Rompendo o bloqueio
A seqüência do noticiário sobre o bloqueio e confisco dos seis navios que levavam ajuda humanitária à Faixa de Gaza revela que o governo de Israel foi obrigado a recuar diante da repercussão negativa do incidente.
Mesmo com o esforço americano para amenizar a linguagem da declaração do Conselho de Segurança da ONU, registre-se que, pela primeira vez na História recente dos conflitos no Oriente Médio, o noticiário produzido pela imprensa chega próximo de um ponto de equilíbrio.
A decisão do governo israelense de deportar rapidamente todos os ativistas detidos nas embarcações é também um sinal dos tempos.
Que tempos são esses, só o tempo dirá.
A julgar pela ampla coleção de artigos e reportagens que invade a internet desde a tarde de segunda-feira, a ação atabalhoada e sangrenta dos militares israelenses apressou o objetivo dos manifestantes: pressionado pelos fatos, o governo do Egito decidiu reabrir a passagem de Rafah, permitindo que muitas famílias de palestinos se reencontrem e rompendo o isolamento dos moradores de Gaza.
Mas não só de atos de boa-vontade é feito o dia seguinte.
Também são colhidas análises perturbadoras sobre o que se passa no cenário atual do mais velho conflito da humanidade.
Segundo o jornalista Gilles Lapouge, do Estadão, decano dos comentaristas internacionais, o exército de Israel vem sendo controlado progressivamente por oficiais alinhados com os grupos religiosos radicais que se opõem aos esforços de paz.
Na Folha, o escritor israelense Amós Oz condena a constante escolha dos sucessivos governos de Israel, desde 1967, pelo uso da força.
Outros artigos publicados por jornais de papel ou na internet apontam para decisões irracionais tomadas por governantes, sob pressão de fanáticos religiosos.
De repente, a violência protagonizada por militares israelenses contra um grupo de pacifistas pode fazer muito mais pela paz do que as muitas reuniões de cúpula realizadas na ONU.
Basta que a imprensa retrate os fatos como eles ocorrem, para que o mundo reconheça a urgência de se garantir aos palestinos um estado independente, com fronteiras definidas e seguras.
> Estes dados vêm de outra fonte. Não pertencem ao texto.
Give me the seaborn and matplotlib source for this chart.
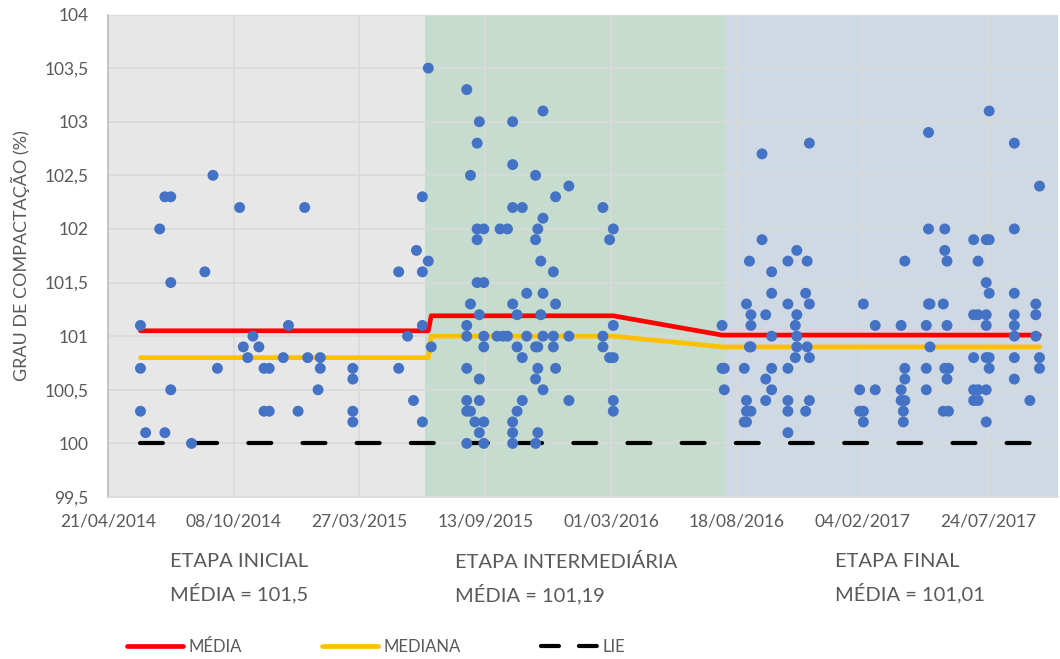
import numpy as np
import pandas as pd
import matplotlib
matplotlib.use('Agg')
import matplotlib.pyplot as plt
import matplotlib.dates as mdates
from matplotlib.lines import Line2D
from matplotlib.ticker import FuncFormatter, MultipleLocator
import seaborn as sns

sns.set_theme(style='white')
plt.rcParams['font.family'] = ['Lato', 'DejaVu Sans']

# ===================== dados =====================
DATAS_INICIAL = ['2014-06-04', '2014-06-11', '2014-06-30', '2014-07-07', '2014-07-15',
                 '2014-08-12', '2014-08-30', '2014-09-10', '2014-09-16', '2014-10-16',
                 '2014-10-21', '2014-10-27', '2014-11-03', '2014-11-11', '2014-11-18',
                 '2014-11-25', '2014-12-14', '2014-12-21', '2015-01-03', '2015-01-12',
                 '2015-01-16', '2015-01-30', '2015-02-02', '2015-03-18', '2015-05-19',
                 '2015-05-31', '2015-06-08', '2015-06-12', '2015-06-20', '2015-06-28']
GRAU_INICIAL = [[101.1, 100.7, 100.3], [100.1], [102.0], [102.3, 100.1], [102.3, 101.5, 100.5],
                [100.0], [101.6], [102.5], [100.7], [102.2],
                [100.9], [100.8], [101.0], [100.9], [100.7, 100.3],
                [100.7, 100.3], [100.8], [101.1], [100.3], [102.2],
                [100.8], [100.5], [100.8, 100.7], [100.7, 100.6, 100.3, 100.2], [101.6, 100.7],
                [101.0], [100.4], [101.8], [102.3, 101.6, 101.1, 100.2], [103.5, 101.7]]

DATAS_INTERMEDIARIA = ['2015-07-02', '2015-08-19', '2015-08-24', '2015-08-30', '2015-09-02',
                       '2015-09-05', '2015-09-11', '2015-09-29', '2015-10-03', '2015-10-07',
                       '2015-10-13', '2015-10-20', '2015-10-26', '2015-11-02', '2015-11-08',
                       '2015-11-20', '2015-11-23', '2015-11-27', '2015-11-30', '2015-12-14',
                       '2015-12-17', '2016-01-04', '2016-02-19', '2016-02-28', '2016-03-04']
GRAU_INTERMEDIARIA = [[100.9], [103.3, 101.1, 101.0, 100.7, 100.4, 100.3, 100.0], [102.5, 101.3, 100.3],
                      [100.2], [102.8, 102.0, 101.9, 101.5],
                      [103.0, 101.2, 100.6, 100.4, 100.1], [102.0, 101.5, 101.0, 100.9, 100.2, 100.0],
                      [101.0], [102.0], [101.0],
                      [102.0, 101.0], [103.0, 102.6, 102.2, 101.3, 100.2, 100.1, 100.0],
                      [101.2, 100.9, 100.3], [102.2, 100.8, 100.4], [101.4, 101.0],
                      [102.5, 101.9, 100.9, 100.6, 100.0], [102.0, 100.9, 100.7, 100.1], [101.7, 101.2],
                      [103.1, 102.1, 101.4, 101.0, 100.5], [101.6, 101.0, 100.9],
                      [102.3, 101.3, 100.7], [102.4, 101.0, 100.4], [102.2, 101.0, 100.9],
                      [101.9, 100.8], [102.0, 101.1, 100.8, 100.4, 100.3]]

DATAS_FINAL = ['2016-07-29', '2016-08-01', '2016-08-28', '2016-08-31', '2016-09-04',
               '2016-09-06', '2016-09-21', '2016-09-26', '2016-10-04', '2016-10-26',
               '2016-11-05', '2016-11-07', '2016-11-19', '2016-11-21', '2016-11-24',
               '2017-01-31', '2017-02-05', '2017-02-21', '2017-03-28', '2017-03-31',
               '2017-04-02', '2017-05-01', '2017-05-04', '2017-05-06', '2017-05-24',
               '2017-05-26', '2017-05-29', '2017-05-31', '2017-07-04', '2017-07-10',
               '2017-07-21', '2017-07-25', '2017-08-28', '2017-09-18', '2017-09-26',
               '2017-10-01']
GRAU_FINAL = [[101.1, 100.7], [100.7, 100.5], [100.7, 100.2], [101.3, 100.4, 100.3, 100.2],
              [101.7, 100.9], [101.2, 101.1, 100.9, 100.3], [102.7, 101.9], [101.2, 100.6, 100.4],
              [101.6, 101.4, 101.0, 100.7, 100.5], [101.7, 101.3, 100.7, 100.4, 100.3, 100.1],
              [101.1, 100.8], [101.8, 101.2, 101.0, 100.9], [101.4, 100.3], [101.7, 100.9],
              [102.8, 101.3, 100.8, 100.4], [100.5, 100.3], [101.3, 100.3, 100.2], [101.1, 100.5],
              [101.1, 100.5, 100.4], [100.3, 100.2], [101.7, 100.7, 100.6, 100.4],
              [101.1, 100.7, 100.5], [102.9, 102.0, 101.3], [101.3, 100.9], [101.3, 100.3],
              [102.0, 101.8, 100.7], [101.7, 101.1, 100.6], [100.7, 100.3],
              [101.9, 101.2, 100.8, 100.5, 100.4], [101.7, 101.2, 100.5, 100.4],
              [101.9, 101.5, 101.2, 101.1, 100.8, 100.5, 100.2], [103.1, 101.9, 101.4, 100.8, 100.7],
              [102.8, 102.0, 101.4, 101.2, 101.1, 101.0, 100.8, 100.6], [100.4],
              [101.3, 101.2, 101.0], [102.4, 100.8, 100.7]]

ETAPAS = ['ETAPA INICIAL', 'ETAPA INTERMEDIÁRIA', 'ETAPA FINAL']
MEDIA_TEXTO = ['101,5', '101,19', '101,01']
MEDIA_LINHA = [101.05, 101.19, 101.01]
MEDIANA_LINHA = [100.8, 101.0, 100.9]
LIE = 100.0

LIMITES_ETAPAS = ['2014-04-21', '2015-06-24', '2016-08-02', '2017-10-26']
CORES_ETAPAS = ['#E7E7E7', '#C6DCCF', '#CFD9E4']
PRIMEIRO_TICK = '2014-04-21'
PASSO_TICK = '170D'

# ===================== tabelas =====================
linhas_pts = []
linhas_etapa = []
grupos = [(DATAS_INICIAL, GRAU_INICIAL), (DATAS_INTERMEDIARIA, GRAU_INTERMEDIARIA),
          (DATAS_FINAL, GRAU_FINAL)]
for i, (datas, graus) in enumerate(grupos):
    for d, vals in zip(datas, graus):
        for v in vals:
            linhas_pts.append({'data': pd.Timestamp(d), 'grau': v, 'etapa': ETAPAS[i]})
        linhas_etapa.append({'data': pd.Timestamp(d), 'media': MEDIA_LINHA[i],
                             'mediana': MEDIANA_LINHA[i], 'lie': LIE})
df_pts = pd.DataFrame(linhas_pts)
df_linhas = pd.DataFrame(linhas_etapa)

# ===================== figura =====================
fig = plt.figure(figsize=(10.6, 6.59), dpi=100)
ax = fig.add_axes([107.9 / 1060, 1 - 497 / 659, (1058 - 107.9) / 1060, 482.5 / 659])

for i in range(3):
    ax.axvspan(pd.Timestamp(LIMITES_ETAPAS[i]), pd.Timestamp(LIMITES_ETAPAS[i + 1]),
               color=CORES_ETAPAS[i], lw=0, zorder=0)

sns.lineplot(data=df_linhas, x='data', y='media', color='#FF0000', lw=3.4,
             label='MÉDIA', ax=ax, zorder=2)
sns.lineplot(data=df_linhas, x='data', y='mediana', color='#FFC000', lw=3.4,
             label='MEDIANA', ax=ax, zorder=2)
sns.lineplot(data=df_linhas.iloc[[0, -1]], x='data', y='lie', color='black', lw=3.0,
             linestyle=(0, (5.5, 7.5)), dash_capstyle='round', label='LIE', ax=ax, zorder=2)
sns.scatterplot(data=df_pts, x='data', y='grau', color='#4472C4', s=62,
                edgecolor='none', ax=ax, zorder=3)

# eixos
ax.set_xlim(pd.Timestamp(LIMITES_ETAPAS[0]), pd.Timestamp(LIMITES_ETAPAS[-1]))
ax.set_ylim(99.5, 104)
ax.set_xticks(pd.date_range(PRIMEIRO_TICK, periods=8, freq=PASSO_TICK))
ax.xaxis.set_major_formatter(mdates.DateFormatter('%d/%m/%Y'))
ax.yaxis.set_major_locator(MultipleLocator(0.5))
ax.yaxis.set_major_formatter(FuncFormatter(lambda v, _: f'{v:g}'.replace('.', ',')))
ax.grid(True, color='#D9D9D9', lw=1.2)
ax.set_axisbelow(True)
ax.tick_params(axis='both', length=0, labelcolor='#595959', labelsize=12.5)
ax.tick_params(axis='x', pad=12)
ax.tick_params(axis='y', pad=14)
for s in ['top', 'right']:
    ax.spines[s].set_visible(False)
ax.spines['left'].set_color('#BFBFBF')
ax.spines['bottom'].set_color('#D9D9D9')
ax.set_xlabel('')
ax.set_ylabel('GRAU DE COMPACTAÇÃO (%)', fontsize=13, color='#595959', labelpad=10)

# textos das etapas
pos_x = [170, 455, 835]
for i in range(3):
    fig.text(pos_x[i] / 1060, 1 - 553 / 659, f'{ETAPAS[i]}\nMÉDIA = {MEDIA_TEXTO[i]}',
             ha='left', va='top', fontsize=14.5, color='#595959', linespacing=1.7)

# legenda (traço do LIE mais curto, como na legenda do Excel)
handles, labels = ax.get_legend_handles_labels()
ax.get_legend().remove()
handles[2] = Line2D([], [], color='black', lw=3.0, linestyle=(0, (4.3, 4.8)),
                    dash_capstyle='round')
fig.legend(handles, labels, loc='center left', bbox_to_anchor=(120 / 1060, 1 - 647 / 659),
           ncol=3, frameon=False, handlelength=3.4, handletextpad=0.3, columnspacing=4.8,
           fontsize=12, labelcolor='#595959', borderaxespad=0)

fig.savefig('out.png', dpi=100)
Os pacifistas que enfrentaram os militares israelenses furaram não apenas o bloqueio da faixa de Gaza. Romperam também alguns velhos muros da imprensa.
Demonizando a concorrência
Luiz Egypto, editor do Observatório da Imprensa:
– Está em curso uma briga de cachorros grandes. Os protagonistas são um tradicional conglomerado de mídia brasileiro e um emergente e voraz grupo de mídia português. De um lado as Organizações Globo, controladoras um império multimídia com presença acachapante em todo o território nacional e muitas operações no exterior; do outro, a Ongoing, empresa lusitana que marca presença no país desde outubro do ano passado, quando lançou o diário Brasil Econômico e demonstrou a que veio ao comprar os três jornais do grupo carioca O Dia, levando de quebra uma licença para operar uma TV por assinatura. Na ocasião, a Ongoing manifestou interesse em também lançar um jornal diário em Brasília.
Novo movimento deu-se na primeira quinzena do mês passado, quando a Associação Nacional de Jornais (ANJ) e a Associação Brasileira de Emissoras de Rádio e Televisão (Abert) protocolaram uma representação junto à Procuradoria Geral da República pedindo investigação sobre a atuação de empresas estrangeiras no mercado jornalístico brasileiro. Sobrou para a Ongoing, além do portal Terra, vinculado ao grupo espanhol Telefonica.
O argumento dos empresários brasileiros é a observância do artigo 222 da Constituição Federal, que prevê um limite de 30% no controle de grupos estrangeiros sobre empresas jornalísticas nacionais.
Na sequência desse embate, ontem o jornal O Globo repercutiu – quem diria! – matéria publicada em um blog. O jornalista Fernão Lara Mesquita, titular do blog Vespeiro.com, começou a publicar na segunda-feira uma série sob o título “O jogo do poder mundial”. O que fez O Globo? Em matéria “da casa”, sem assinatura, em página ímpar e com título em seis colunas (“Jornalista desvenda interesses de grupo português na mídia”), o jornal faz eco à investigação produzida por Fernão Mesquita sobre a marcha batida das empresas de telecomunicações sobre o negócio jornalístico, em especial da portuguesa PT Telecom, da qual a Ongoing é sócia, embora minoritária.
É uma disputa que ainda reserva fortes emoções. A ver os próximos lances.